Saídas do desejo autoritário: a produção simbólica compartilhada
por Eliseu Raphael Venturi
O desejo autoritário se alimenta do colapso simbólico. Onde a linguagem falha, o poder se impõe. Onde o laço se rarefaz, a norma endurece. Onde a escuta desaparece, o grito vence. Não por força própria, mas por vazio do comum.
O autoritarismo, mais do que imposição de vontade, é um sintoma coletivo da incapacidade de partilhar sentido. Quando o mundo já não fala a uma só língua, quando o Outro se esvazia e os significantes se dispersam, emerge a fantasia de um sentido unificado — e com ela, o desejo de um mestre que restabeleça o eixo da narrativa.
Mas não há eixo. Nunca houve. O simbólico não é eixo; é trama. É tecido precário, entrecortado, nunca completo. E a política, entendida em sua dimensão mais ética, não é a arte de governar os corpos, mas a arte de sustentar a linguagem onde ela tende a falhar.
Nesse ponto, a produção simbólica compartilhada torna-se uma resposta possível ao desejo autoritário — não no campo da força, mas no da escuta. Ela não combate o autoritário em sua lógica, mas a dissolve em sua raiz: a suposição de que o sentido é dado, e não feito.
Produzir simbolicamente com o outro é aceitar que nenhum de nós tem o todo. É recusar a soberania dos discursos totalizantes — seja da tradição, da técnica, da religião ou da ideologia — em favor de uma partilha aberta do incompleto.

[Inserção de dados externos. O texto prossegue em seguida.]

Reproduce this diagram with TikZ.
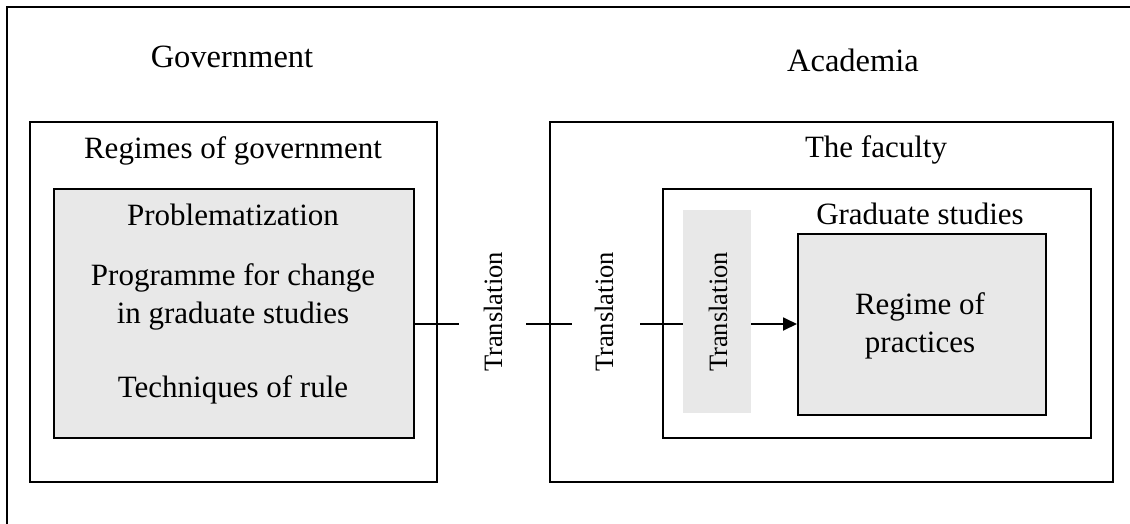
\documentclass[tikz,border=0pt]{standalone}
\usepackage{fontspec}
\setmainfont{Liberation Serif}
\usetikzlibrary{arrows.meta}
\definecolor{boxgray}{HTML}{E8E8E8}
\begin{document}
\begin{tikzpicture}[x=1pt,y=-1pt,
  frame/.style={draw=black, line width=1.8pt, fill=white, inner sep=0pt, anchor=north west},
  greybox/.style={frame, fill=boxgray},
  txt/.style={font=\fontsize{31}{38}\selectfont, inner sep=0pt, anchor=base, align=center},
  trl/.style={font=\fontsize{26.5}{30}\selectfont, inner sep=0pt, anchor=base, rotate=90},
  conn/.style={line width=1.8pt}]
\useasboundingbox (0,0) rectangle (1130,523);
\fill[white] (0,0) rectangle (1130,523);
% outer frame
\coordinate (fbl) at (7,530);
\coordinate (ftl) at (7,7);
\coordinate (ftr) at (1135,7);
\draw[conn] (fbl) -- (ftl) -- (ftr);
% headings
\node[txt, font=\fontsize{32.5}{38}\selectfont] (govt) at (232,67) {Government};
\node[txt, font=\fontsize{32.5}{38}\selectfont] (acad) at (853,71) {Academia};
% left side
\node[frame, minimum width=407pt, minimum height=360pt] (regbox) at (29,121) {};
\node[txt] (regt) at (233,158) {Regimes of government};
\node[greybox, minimum width=360pt, minimum height=249pt] (ggrey) at (53,188) {};
\node[txt] (prob) at (233,225) {Problematization};
\node[txt] (prog) at (233,323) {Programme for change\\in graduate studies};
\node[txt] (tech) at (233,397) {Techniques of rule};
% right side
\node[frame, minimum width=563pt, minimum height=360pt] (facbox) at (549,121) {};
\node[txt] (fact) at (876,157) {The faculty};
\node[frame, minimum width=428pt, minimum height=249pt] (gradbox) at (662,188) {};
\node[txt] (gradt) at (920,224) {Graduate studies};
\node[fill=boxgray, inner sep=0pt, anchor=north west, minimum width=68pt, minimum height=203pt] (trrect) at (683,210) {};
\node[greybox, minimum width=248pt, minimum height=181pt] (reg) at (797,233) {};
\node[txt] (regp) at (920,352) {Regime of\\practices};
% translation labels
\node[trl] (t1) at (502,312) {Translation};
\node[trl] (t2) at (613,312) {Translation};
\node[trl] (t3) at (727,312) {Translation};
% connectors
\coordinate (ly) at (0,324);
\coordinate (s1e) at (459,324);
\coordinate (s2s) at (526,324);
\coordinate (s2e) at (572,324);
\coordinate (s3s) at (640,324);
\draw[conn] (ggrey.east |- ly) -- (s1e);
\draw[conn] (s2s) -- (s2e);
\draw[conn] (s3s) -- (trrect.west |- ly);
\draw[conn, -{Triangle[length=14pt,width=13pt]}] (trrect.east |- ly) -- (reg.west |- ly);
\end{tikzpicture}
\end{document}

O símbolo, em sua origem, era uma peça quebrada: duas metades que, ao se reencontrarem, formavam o sinal de um pertencimento possível. Produzir símbolos em comum é justamente isso: aceitar que só se reconhece algo do mundo quando se reconhece também o outro como parte implicada na construção.
A produção simbólica compartilhada exige tempo, conflito e linguagem. Exige uma renúncia à pressa da resposta pronta. Exige hesitação. Supõe que a verdade não seja um dado, mas um processo. Que o vínculo se faça não na identidade, mas na alteridade reconhecida como irredutível.
Ao contrário do desejo autoritário — que demanda submissão, pureza e coerência — a produção simbólica compartilha dúvidas, rasuras, tropeços. Não idealiza o consenso, mas valoriza o dissenso como matéria viva da linguagem.
O autoritarismo opera pela interrupção do símbolo: ele transforma palavras em comandos, sentidos em dogmas, nomes em selos de exclusão. Toda linguagem que se fecha em si mesma, todo discurso que se recusa a dialogar com o que o excede, todo código que não aceita ser reinterpretado, torna-se campo fértil para o desejo autoritário.
Por isso, resistir não é apenas dizer “não”. É dizer de outro modo. É abrir espaço para o que não foi ainda simbolizado. É permitir que o novo entre na língua — e com ele, novas formas de vínculo.
Esse gesto é profundamente político. Não no sentido institucional, mas existencial. Produzir símbolo com o outro é fazer política com a linguagem. É recusar-se a ser administrado pela máquina do gozo, pela repetição do já dito, pelo automatismo das narrativas prontas.
É, também, recusar o cinismo da não linguagem — aquele que declara que tudo é mentira, que nada vale, que todos os sentidos são manipuláveis. Porque mesmo nesse cinismo mora um desejo autoritário: o de calar o outro por saturação.
A saída, se há, não está no grito, mas na escuta que cria. Não está no retorno a uma linguagem pura, mas na coragem de criar um novo idioma para o mundo que já não cabe no velho. A produção simbólica compartilhada é uma aposta no inacabado. Ela não propõe harmonia, mas coabitação. Não oferece certeza, mas implicação. É uma política do encontro, não da dominação. Uma ética do inominável, que não teme o que ainda não tem nome, e por isso pode nomear.
Quando dois sujeitos conseguem sustentar um símbolo entre si — um gesto, uma palavra, uma imagem — que não seja apenas reflexo de si mesmos, mas ponte entre alteridades, algo da política renasce. Algo do comum se reinscreve. E o desejo autoritário, que queria tudo para si, perde força diante da possibilidade de habitar o mundo com o outro — e não contra ele.
Eliseu Raphael Venturi é doutor em direitos humanos e democracia e radicado em Curitiba/PR.